### Your goal
What is the number of lines in the data holding the word "image"? Give that number by itself.

### Material to process
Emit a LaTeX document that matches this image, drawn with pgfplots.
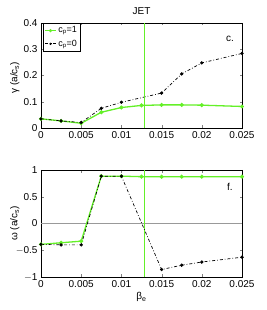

* * *

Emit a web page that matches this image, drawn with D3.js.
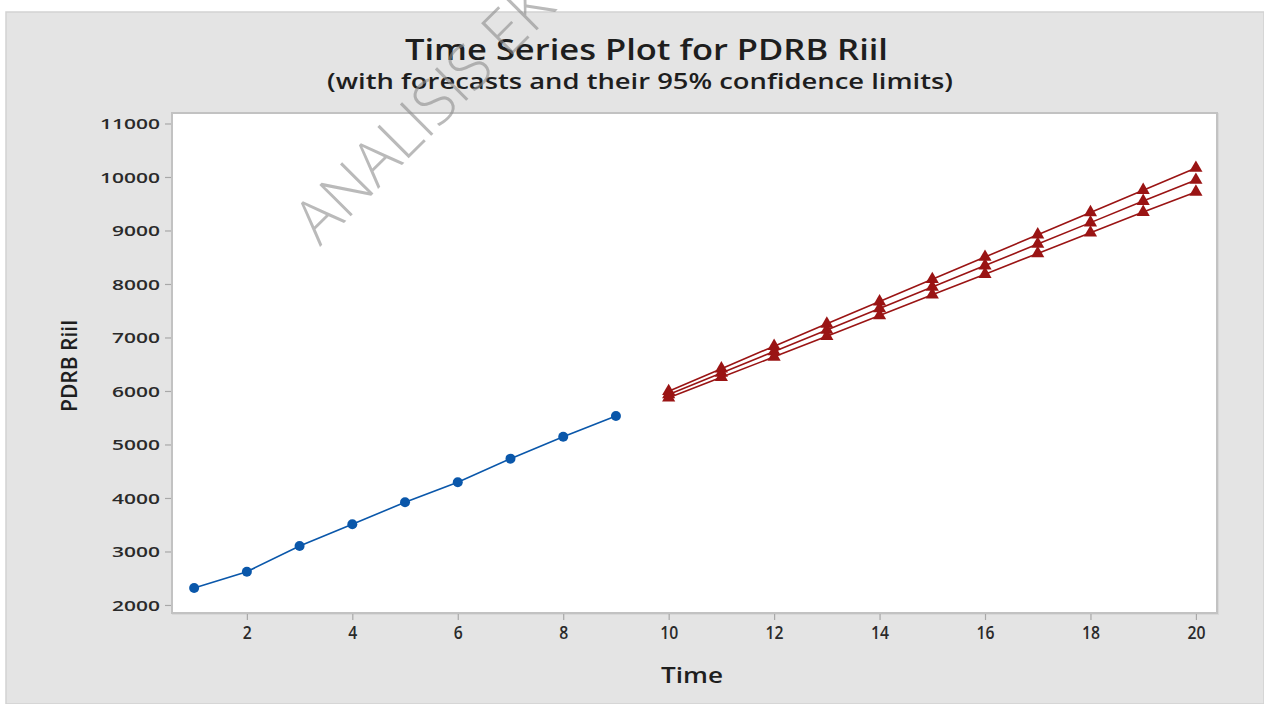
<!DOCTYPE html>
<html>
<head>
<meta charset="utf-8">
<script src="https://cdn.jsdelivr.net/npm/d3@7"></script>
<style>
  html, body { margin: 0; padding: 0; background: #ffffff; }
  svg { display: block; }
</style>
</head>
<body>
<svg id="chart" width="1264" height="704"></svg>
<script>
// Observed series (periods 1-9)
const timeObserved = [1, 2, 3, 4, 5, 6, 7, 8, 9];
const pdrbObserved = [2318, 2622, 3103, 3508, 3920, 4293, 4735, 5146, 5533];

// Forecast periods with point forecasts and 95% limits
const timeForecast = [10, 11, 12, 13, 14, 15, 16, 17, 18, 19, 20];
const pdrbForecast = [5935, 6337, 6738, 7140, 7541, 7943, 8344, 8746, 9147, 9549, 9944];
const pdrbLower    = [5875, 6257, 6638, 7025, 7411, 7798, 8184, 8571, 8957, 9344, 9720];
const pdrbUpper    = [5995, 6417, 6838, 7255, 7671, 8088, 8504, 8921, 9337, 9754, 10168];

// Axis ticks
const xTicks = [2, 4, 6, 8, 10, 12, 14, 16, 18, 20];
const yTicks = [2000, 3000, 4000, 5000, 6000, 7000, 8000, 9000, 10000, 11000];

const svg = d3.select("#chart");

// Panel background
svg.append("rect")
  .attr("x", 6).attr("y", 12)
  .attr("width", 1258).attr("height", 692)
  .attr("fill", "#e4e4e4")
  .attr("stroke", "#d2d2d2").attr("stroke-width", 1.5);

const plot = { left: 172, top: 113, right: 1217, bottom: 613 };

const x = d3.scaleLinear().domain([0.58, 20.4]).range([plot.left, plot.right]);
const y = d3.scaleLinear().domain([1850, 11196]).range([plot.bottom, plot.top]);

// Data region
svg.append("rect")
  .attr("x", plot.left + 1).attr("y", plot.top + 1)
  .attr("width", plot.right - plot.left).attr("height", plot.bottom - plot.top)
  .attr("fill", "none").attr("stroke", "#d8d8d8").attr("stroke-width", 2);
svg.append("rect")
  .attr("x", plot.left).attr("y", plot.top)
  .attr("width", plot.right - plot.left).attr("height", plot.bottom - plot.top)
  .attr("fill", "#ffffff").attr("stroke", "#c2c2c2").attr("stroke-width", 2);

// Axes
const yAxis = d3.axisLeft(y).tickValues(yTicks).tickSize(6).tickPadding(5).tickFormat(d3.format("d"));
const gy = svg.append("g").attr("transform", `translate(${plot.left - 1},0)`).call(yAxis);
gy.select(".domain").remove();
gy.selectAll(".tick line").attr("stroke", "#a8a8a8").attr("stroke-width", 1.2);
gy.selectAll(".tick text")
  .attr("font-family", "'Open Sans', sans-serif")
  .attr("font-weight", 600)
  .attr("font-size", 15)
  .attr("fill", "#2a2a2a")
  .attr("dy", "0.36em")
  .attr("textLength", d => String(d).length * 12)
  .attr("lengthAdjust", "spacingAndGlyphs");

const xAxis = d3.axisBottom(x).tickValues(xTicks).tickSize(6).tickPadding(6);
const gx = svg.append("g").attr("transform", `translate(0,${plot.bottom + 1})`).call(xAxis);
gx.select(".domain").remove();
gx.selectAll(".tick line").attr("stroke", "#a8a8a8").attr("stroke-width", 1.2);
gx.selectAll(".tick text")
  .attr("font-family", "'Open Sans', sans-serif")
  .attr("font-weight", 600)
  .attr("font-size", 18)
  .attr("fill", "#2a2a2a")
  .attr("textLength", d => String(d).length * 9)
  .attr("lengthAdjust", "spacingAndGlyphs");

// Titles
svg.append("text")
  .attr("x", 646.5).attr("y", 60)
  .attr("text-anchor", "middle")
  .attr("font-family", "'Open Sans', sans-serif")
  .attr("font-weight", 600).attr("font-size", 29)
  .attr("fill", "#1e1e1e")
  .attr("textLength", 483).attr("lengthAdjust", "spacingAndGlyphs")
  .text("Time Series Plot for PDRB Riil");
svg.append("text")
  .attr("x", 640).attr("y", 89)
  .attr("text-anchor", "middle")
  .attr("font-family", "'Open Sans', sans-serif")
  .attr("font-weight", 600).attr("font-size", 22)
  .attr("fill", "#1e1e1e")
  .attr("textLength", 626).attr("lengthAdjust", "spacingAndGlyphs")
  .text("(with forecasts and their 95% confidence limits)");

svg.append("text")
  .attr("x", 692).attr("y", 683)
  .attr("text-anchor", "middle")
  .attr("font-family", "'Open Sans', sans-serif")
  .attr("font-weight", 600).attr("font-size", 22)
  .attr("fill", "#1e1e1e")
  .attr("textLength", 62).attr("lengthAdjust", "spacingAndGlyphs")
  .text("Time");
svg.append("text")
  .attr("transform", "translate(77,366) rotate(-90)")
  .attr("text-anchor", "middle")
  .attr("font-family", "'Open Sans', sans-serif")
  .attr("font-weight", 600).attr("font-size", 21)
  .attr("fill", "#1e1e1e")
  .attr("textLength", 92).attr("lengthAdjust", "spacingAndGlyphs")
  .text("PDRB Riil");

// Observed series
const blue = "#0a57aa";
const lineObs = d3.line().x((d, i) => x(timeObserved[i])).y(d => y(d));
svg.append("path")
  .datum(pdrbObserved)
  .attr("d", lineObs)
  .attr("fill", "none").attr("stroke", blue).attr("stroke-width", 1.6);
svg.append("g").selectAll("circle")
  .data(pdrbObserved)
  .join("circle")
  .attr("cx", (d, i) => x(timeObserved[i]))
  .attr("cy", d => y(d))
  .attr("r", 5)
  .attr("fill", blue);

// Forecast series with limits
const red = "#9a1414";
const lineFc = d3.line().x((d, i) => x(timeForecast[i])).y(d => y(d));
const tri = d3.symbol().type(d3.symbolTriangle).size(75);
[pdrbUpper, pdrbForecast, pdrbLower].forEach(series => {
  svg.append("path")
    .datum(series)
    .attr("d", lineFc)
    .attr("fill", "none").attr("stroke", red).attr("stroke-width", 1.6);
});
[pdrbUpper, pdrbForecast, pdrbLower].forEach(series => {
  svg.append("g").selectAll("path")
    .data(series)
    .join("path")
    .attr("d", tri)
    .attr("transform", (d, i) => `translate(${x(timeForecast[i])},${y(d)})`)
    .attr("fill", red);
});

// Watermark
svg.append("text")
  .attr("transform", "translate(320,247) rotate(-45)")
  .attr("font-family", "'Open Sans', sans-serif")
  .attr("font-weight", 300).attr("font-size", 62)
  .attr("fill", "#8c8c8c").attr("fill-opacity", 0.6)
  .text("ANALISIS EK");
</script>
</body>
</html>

### Result of the task
2